(Direction) Report, as a bare number, how many lines hold "Reproduce".

── Supplied entries

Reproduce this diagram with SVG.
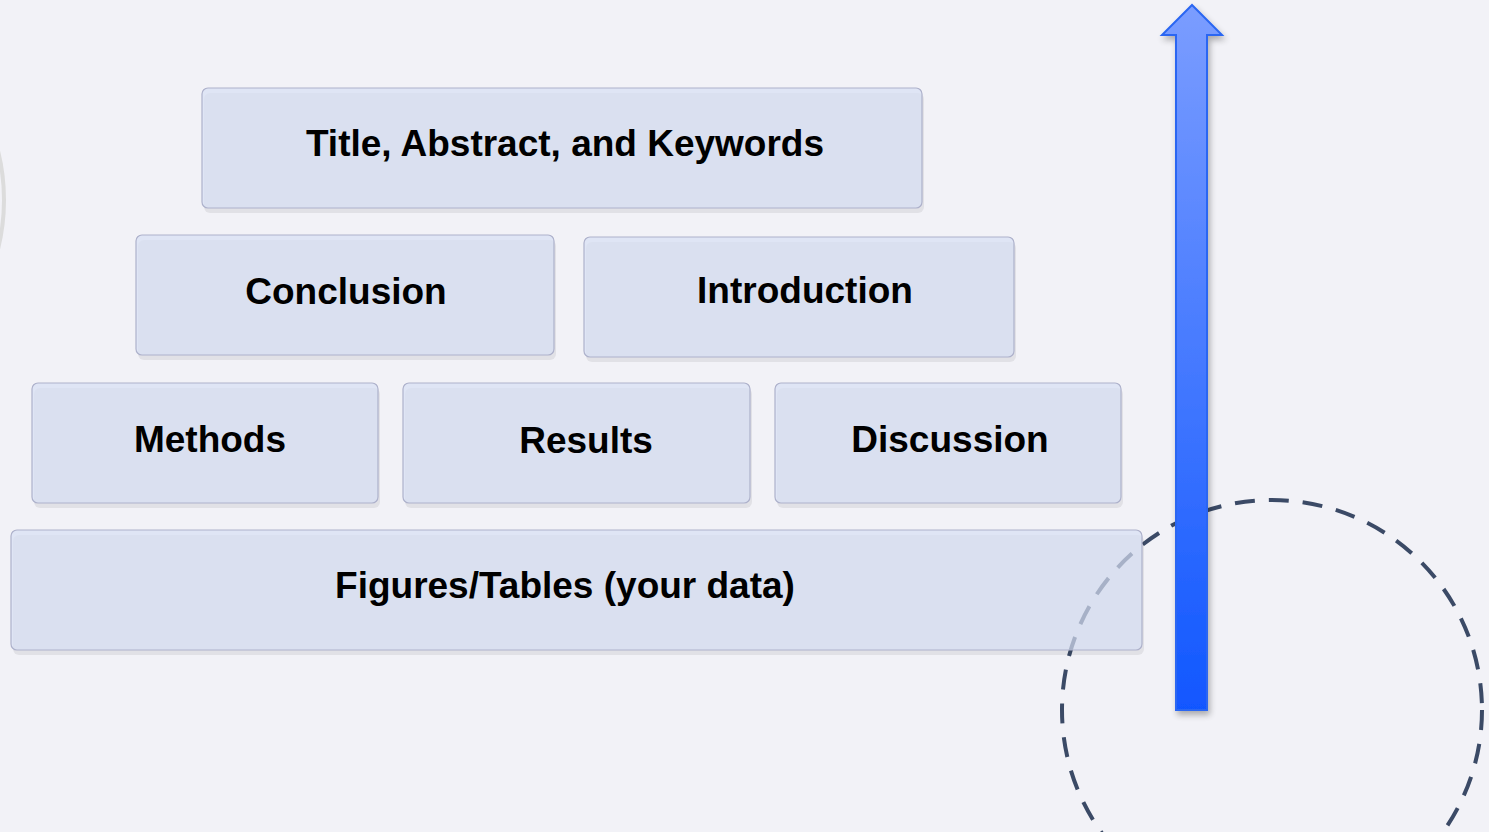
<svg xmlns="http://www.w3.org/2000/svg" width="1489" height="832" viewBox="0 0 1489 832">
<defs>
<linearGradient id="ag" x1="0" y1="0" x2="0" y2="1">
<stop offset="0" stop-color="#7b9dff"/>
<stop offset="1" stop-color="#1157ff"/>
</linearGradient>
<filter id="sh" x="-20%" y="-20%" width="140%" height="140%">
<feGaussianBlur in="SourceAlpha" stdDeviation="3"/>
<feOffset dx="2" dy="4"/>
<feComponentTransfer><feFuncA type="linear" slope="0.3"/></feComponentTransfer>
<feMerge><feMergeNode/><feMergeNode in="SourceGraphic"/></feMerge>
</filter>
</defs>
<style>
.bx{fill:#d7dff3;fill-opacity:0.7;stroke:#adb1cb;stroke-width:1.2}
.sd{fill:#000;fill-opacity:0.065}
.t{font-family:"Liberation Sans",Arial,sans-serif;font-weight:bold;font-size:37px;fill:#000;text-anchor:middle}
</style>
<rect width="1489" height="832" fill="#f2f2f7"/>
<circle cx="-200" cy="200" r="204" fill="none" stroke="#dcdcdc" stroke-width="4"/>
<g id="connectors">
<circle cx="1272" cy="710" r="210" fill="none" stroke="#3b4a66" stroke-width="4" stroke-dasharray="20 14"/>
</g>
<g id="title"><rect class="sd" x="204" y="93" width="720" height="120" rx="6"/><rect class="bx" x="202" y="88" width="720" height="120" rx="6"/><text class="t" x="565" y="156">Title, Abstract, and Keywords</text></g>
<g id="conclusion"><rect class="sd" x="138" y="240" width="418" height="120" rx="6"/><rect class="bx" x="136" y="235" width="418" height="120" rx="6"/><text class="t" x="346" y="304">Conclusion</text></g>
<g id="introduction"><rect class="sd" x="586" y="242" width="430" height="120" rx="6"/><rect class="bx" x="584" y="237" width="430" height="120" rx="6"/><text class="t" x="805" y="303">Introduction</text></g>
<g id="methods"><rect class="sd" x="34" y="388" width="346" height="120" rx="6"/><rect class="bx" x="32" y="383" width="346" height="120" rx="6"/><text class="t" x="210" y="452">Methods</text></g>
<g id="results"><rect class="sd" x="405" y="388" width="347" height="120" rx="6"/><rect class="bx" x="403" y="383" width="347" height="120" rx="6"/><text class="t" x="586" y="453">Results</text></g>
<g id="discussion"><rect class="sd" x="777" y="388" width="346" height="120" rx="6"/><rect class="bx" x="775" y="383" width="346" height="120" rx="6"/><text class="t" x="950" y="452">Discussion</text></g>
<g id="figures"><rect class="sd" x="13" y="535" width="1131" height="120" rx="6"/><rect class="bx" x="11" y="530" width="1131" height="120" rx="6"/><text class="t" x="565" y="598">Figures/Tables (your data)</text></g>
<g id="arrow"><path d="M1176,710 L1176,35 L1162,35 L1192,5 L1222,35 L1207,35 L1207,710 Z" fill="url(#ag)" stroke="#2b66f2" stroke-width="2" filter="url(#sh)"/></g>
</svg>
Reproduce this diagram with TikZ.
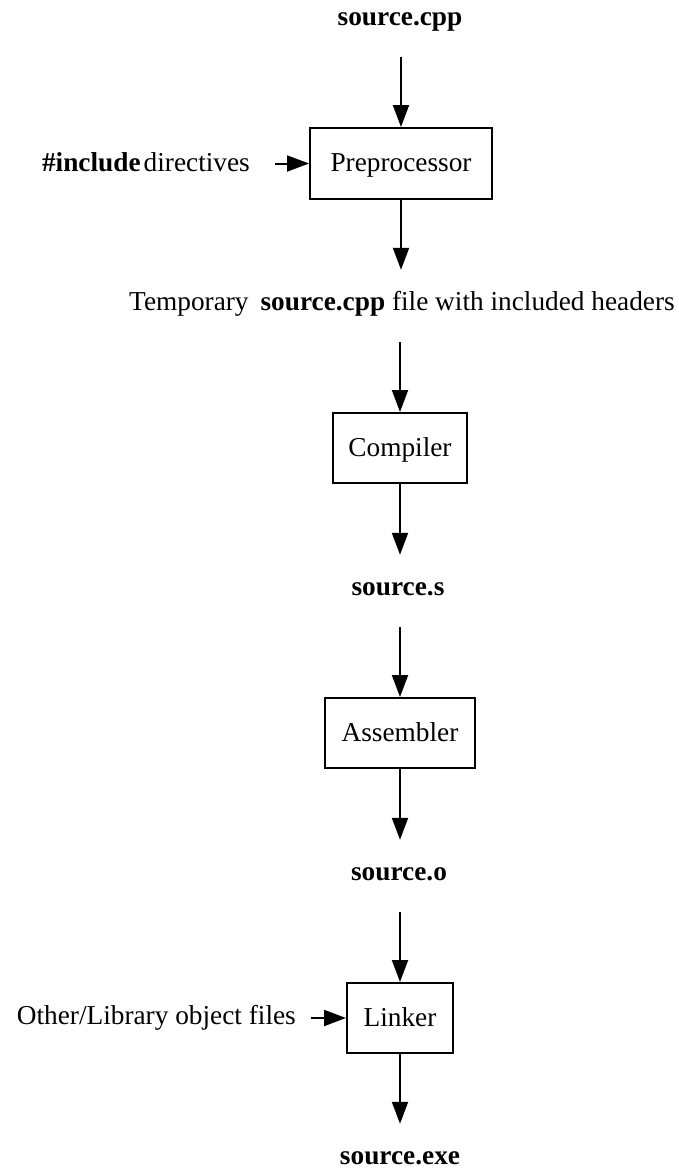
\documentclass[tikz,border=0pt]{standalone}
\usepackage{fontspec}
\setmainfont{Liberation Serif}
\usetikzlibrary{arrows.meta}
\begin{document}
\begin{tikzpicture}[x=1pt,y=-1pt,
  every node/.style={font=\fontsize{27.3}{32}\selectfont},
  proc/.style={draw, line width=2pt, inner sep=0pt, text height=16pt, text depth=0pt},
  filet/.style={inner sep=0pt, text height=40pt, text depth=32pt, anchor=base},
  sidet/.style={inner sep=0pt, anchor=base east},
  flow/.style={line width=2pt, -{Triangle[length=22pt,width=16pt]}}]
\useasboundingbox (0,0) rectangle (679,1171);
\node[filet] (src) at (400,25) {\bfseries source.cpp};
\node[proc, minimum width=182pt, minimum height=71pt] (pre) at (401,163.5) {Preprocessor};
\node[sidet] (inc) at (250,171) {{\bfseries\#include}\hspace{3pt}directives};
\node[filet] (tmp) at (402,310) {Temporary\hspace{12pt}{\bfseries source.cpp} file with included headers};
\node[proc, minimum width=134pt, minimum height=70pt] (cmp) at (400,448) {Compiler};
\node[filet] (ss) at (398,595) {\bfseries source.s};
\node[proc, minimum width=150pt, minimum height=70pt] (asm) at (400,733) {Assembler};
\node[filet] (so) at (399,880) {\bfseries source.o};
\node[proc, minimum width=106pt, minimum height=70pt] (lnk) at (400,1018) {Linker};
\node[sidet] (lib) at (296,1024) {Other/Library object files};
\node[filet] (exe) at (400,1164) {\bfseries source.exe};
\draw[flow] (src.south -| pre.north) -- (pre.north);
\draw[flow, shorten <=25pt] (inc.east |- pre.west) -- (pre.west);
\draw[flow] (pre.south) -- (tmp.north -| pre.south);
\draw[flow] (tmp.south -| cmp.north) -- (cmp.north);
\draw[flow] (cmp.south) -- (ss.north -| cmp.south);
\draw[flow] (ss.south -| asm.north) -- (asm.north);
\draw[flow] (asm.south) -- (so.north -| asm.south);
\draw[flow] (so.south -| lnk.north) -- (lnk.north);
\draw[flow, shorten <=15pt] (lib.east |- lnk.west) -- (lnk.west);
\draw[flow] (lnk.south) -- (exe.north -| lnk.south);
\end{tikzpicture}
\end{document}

────

(Worked solution) 2